• _GIVEN DATA_
* * * * *
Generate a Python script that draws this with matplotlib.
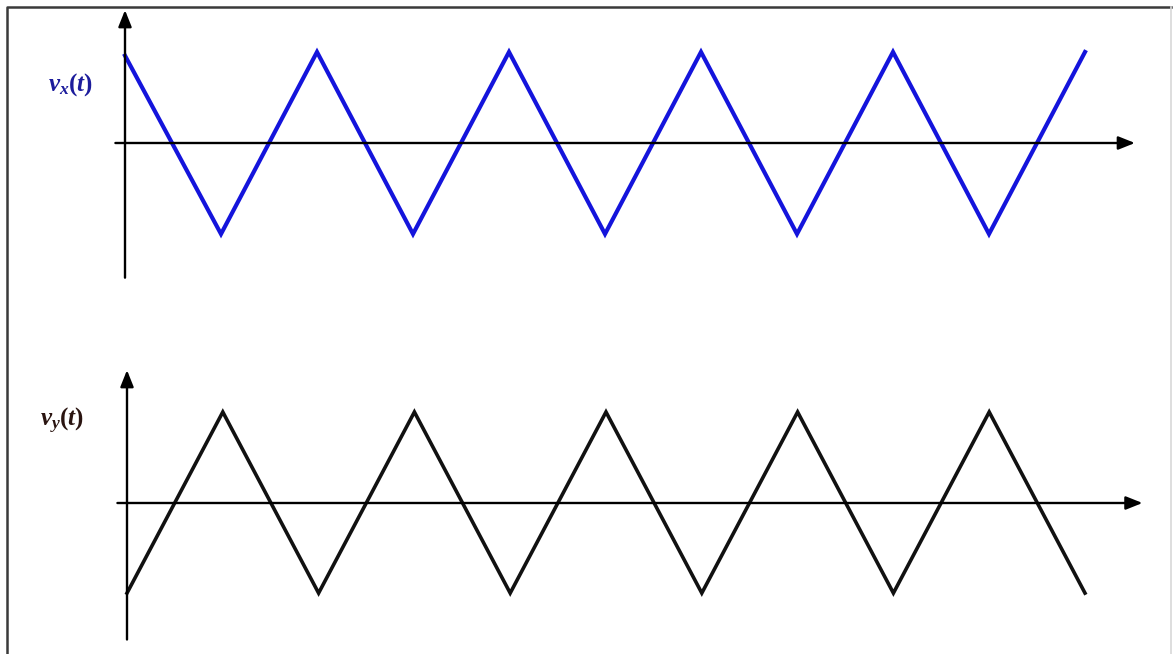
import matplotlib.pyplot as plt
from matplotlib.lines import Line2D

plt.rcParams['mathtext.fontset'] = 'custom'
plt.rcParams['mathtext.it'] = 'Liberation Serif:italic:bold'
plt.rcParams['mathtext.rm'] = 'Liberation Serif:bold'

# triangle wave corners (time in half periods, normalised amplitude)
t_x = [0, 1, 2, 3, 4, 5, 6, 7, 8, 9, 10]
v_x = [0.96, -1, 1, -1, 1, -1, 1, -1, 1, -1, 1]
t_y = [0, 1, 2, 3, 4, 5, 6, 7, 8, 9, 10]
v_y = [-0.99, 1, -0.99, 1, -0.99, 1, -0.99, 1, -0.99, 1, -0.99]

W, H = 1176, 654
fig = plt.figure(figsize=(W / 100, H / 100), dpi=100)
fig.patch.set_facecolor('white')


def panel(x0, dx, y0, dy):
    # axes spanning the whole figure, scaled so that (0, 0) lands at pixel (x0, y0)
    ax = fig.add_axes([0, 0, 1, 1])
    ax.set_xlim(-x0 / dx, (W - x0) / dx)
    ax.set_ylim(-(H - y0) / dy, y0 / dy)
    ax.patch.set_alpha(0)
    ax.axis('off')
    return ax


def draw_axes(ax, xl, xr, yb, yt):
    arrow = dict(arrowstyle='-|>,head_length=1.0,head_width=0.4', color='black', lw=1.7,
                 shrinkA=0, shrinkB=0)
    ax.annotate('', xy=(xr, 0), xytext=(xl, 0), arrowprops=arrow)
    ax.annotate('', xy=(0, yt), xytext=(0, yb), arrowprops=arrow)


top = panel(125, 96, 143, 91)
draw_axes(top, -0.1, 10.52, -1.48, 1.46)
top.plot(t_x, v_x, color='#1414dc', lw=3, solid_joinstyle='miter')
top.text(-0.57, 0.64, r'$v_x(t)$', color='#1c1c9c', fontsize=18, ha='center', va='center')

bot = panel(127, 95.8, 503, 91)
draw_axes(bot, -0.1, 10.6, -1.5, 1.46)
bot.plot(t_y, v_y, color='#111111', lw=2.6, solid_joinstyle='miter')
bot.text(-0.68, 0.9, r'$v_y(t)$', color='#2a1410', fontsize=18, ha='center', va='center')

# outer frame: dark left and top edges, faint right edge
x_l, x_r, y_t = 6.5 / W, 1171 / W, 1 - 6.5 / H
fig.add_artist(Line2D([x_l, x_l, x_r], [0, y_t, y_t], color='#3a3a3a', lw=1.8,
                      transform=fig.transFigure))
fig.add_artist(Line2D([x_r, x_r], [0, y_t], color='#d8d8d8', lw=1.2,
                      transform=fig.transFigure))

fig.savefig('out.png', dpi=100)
* * * * *
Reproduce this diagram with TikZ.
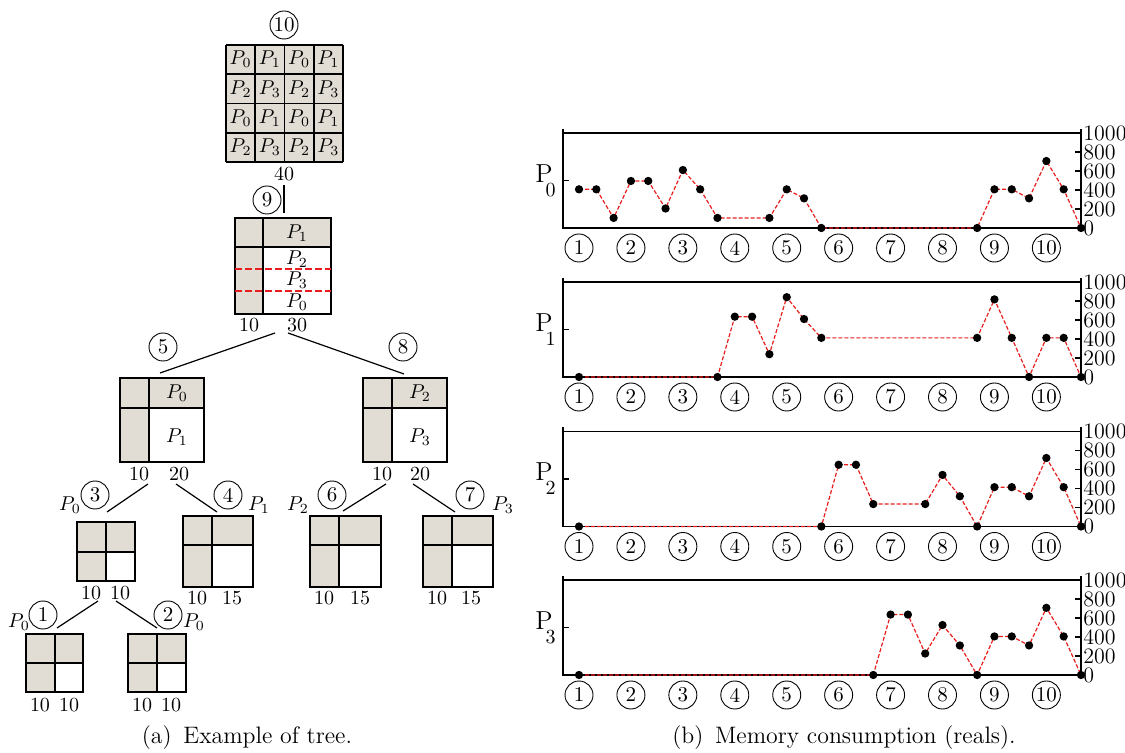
* * * * *
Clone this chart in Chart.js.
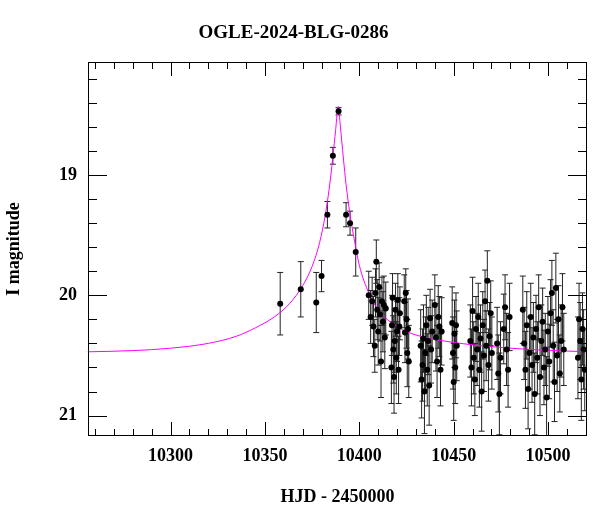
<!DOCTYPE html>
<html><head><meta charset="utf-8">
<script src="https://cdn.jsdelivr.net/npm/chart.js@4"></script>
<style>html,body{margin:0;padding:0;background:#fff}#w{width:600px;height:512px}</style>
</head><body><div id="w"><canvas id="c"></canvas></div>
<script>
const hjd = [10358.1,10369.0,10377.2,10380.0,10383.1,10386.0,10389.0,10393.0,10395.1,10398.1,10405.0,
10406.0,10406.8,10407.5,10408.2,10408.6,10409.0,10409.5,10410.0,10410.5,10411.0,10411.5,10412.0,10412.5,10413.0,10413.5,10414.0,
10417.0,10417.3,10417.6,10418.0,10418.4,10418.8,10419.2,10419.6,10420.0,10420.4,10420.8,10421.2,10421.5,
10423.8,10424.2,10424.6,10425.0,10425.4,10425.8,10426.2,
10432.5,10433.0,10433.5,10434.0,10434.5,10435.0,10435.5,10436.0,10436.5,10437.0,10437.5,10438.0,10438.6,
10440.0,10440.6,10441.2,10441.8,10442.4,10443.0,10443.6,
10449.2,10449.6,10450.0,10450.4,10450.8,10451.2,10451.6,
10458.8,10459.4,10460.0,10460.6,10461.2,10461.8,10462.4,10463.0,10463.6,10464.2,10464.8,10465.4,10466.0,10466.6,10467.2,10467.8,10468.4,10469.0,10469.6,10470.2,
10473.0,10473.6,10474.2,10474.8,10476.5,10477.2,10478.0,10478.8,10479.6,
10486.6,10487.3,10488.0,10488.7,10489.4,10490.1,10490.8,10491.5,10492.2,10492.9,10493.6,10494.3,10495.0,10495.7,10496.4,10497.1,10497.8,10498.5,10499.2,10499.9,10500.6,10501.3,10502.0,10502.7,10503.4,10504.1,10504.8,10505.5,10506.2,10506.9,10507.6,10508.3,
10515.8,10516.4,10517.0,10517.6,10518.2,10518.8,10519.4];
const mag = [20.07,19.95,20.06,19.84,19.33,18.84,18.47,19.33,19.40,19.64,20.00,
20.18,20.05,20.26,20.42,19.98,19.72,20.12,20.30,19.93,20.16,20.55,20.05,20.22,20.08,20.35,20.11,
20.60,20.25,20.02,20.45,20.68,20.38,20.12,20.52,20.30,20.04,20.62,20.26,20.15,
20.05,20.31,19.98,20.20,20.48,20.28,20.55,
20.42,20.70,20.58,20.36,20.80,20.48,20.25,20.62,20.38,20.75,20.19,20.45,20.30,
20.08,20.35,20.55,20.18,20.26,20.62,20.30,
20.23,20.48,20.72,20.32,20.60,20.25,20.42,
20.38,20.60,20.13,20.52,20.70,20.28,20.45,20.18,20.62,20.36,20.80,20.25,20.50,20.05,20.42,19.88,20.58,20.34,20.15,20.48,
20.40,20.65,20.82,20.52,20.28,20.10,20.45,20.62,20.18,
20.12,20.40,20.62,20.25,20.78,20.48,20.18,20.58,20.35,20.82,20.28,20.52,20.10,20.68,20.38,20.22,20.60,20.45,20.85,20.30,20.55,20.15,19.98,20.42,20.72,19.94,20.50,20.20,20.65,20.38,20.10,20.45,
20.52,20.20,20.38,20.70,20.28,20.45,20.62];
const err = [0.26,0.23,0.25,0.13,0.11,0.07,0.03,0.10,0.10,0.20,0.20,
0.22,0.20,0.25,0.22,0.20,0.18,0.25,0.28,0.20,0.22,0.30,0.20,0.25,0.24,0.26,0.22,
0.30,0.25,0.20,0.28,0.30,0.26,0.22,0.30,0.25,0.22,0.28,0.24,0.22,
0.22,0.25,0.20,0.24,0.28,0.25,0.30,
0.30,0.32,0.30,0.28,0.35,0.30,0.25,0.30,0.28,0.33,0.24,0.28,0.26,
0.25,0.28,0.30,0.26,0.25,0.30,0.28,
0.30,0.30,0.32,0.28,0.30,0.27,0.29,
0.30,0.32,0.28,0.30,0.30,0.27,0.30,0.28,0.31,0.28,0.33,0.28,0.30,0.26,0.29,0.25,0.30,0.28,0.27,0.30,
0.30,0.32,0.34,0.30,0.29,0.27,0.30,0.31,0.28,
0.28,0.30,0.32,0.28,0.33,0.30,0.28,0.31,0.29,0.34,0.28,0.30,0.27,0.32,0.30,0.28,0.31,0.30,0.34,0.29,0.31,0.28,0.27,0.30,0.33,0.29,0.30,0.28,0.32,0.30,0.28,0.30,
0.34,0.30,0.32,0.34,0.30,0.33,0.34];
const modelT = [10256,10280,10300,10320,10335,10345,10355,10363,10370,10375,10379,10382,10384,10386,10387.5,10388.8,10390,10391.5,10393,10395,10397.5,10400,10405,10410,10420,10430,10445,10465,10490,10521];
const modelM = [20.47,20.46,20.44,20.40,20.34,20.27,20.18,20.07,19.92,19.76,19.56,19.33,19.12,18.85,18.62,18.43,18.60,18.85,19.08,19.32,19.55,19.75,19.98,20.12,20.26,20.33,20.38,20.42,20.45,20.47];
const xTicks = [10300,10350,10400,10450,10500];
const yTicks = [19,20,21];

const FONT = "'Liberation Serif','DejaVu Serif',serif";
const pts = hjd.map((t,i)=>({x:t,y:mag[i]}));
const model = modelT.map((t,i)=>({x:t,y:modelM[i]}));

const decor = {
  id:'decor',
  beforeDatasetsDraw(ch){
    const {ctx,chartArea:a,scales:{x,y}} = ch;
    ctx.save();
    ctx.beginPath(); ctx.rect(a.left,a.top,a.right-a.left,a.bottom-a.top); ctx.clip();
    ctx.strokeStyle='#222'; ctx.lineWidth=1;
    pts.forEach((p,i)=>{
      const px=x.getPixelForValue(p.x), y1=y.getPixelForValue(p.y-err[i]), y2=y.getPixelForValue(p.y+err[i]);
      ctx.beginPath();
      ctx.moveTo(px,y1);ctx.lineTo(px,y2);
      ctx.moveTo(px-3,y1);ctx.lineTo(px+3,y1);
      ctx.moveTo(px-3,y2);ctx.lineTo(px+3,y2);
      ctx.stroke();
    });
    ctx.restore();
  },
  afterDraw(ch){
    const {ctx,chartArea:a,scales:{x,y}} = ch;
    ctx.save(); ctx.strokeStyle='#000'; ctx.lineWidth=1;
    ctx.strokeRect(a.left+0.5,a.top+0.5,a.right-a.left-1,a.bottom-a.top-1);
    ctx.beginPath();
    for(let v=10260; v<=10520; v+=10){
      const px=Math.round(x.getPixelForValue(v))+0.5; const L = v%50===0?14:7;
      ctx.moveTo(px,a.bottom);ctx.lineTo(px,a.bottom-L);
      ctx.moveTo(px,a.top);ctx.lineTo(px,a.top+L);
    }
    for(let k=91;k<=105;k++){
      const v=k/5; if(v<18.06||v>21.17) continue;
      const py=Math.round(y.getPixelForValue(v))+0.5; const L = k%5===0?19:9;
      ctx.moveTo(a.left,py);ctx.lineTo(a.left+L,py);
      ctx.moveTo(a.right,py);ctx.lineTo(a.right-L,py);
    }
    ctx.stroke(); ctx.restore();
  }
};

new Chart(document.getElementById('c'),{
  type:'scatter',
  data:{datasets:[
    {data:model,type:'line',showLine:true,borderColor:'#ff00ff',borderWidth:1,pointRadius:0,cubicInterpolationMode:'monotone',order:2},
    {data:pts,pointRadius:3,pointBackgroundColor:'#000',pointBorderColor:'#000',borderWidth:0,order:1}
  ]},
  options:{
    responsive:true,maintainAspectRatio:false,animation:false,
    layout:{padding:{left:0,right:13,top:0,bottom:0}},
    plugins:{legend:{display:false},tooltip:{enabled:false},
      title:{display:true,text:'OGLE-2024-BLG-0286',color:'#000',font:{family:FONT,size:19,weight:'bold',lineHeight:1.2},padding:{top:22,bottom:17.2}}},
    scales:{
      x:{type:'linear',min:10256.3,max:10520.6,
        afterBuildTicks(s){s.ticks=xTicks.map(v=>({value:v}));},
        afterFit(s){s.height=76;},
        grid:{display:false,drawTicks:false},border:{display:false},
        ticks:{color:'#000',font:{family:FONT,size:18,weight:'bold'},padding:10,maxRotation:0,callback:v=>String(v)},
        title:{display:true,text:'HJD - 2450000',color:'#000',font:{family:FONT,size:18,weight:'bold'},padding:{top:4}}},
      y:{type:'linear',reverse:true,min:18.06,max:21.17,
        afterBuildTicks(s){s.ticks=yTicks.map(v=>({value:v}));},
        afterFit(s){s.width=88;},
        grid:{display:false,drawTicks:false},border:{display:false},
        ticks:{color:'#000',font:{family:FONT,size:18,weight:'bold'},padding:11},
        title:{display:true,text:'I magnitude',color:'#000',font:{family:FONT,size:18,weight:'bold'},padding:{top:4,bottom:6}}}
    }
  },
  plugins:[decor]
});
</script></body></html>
* * * * *
• _STATED PROBLEM_
Copy the lines above exactly, starting with the line that contains "Generate a Python" and ending with the line that contains "fig.patch.set_facecolor('white')", and leave out any pictures.

• _CORRECT OUTPUT_
Generate a Python script that draws this with matplotlib.
import matplotlib.pyplot as plt
from matplotlib.lines import Line2D

plt.rcParams['mathtext.fontset'] = 'custom'
plt.rcParams['mathtext.it'] = 'Liberation Serif:italic:bold'
plt.rcParams['mathtext.rm'] = 'Liberation Serif:bold'

# triangle wave corners (time in half periods, normalised amplitude)
t_x = [0, 1, 2, 3, 4, 5, 6, 7, 8, 9, 10]
v_x = [0.96, -1, 1, -1, 1, -1, 1, -1, 1, -1, 1]
t_y = [0, 1, 2, 3, 4, 5, 6, 7, 8, 9, 10]
v_y = [-0.99, 1, -0.99, 1, -0.99, 1, -0.99, 1, -0.99, 1, -0.99]

W, H = 1176, 654
fig = plt.figure(figsize=(W / 100, H / 100), dpi=100)
fig.patch.set_facecolor('white')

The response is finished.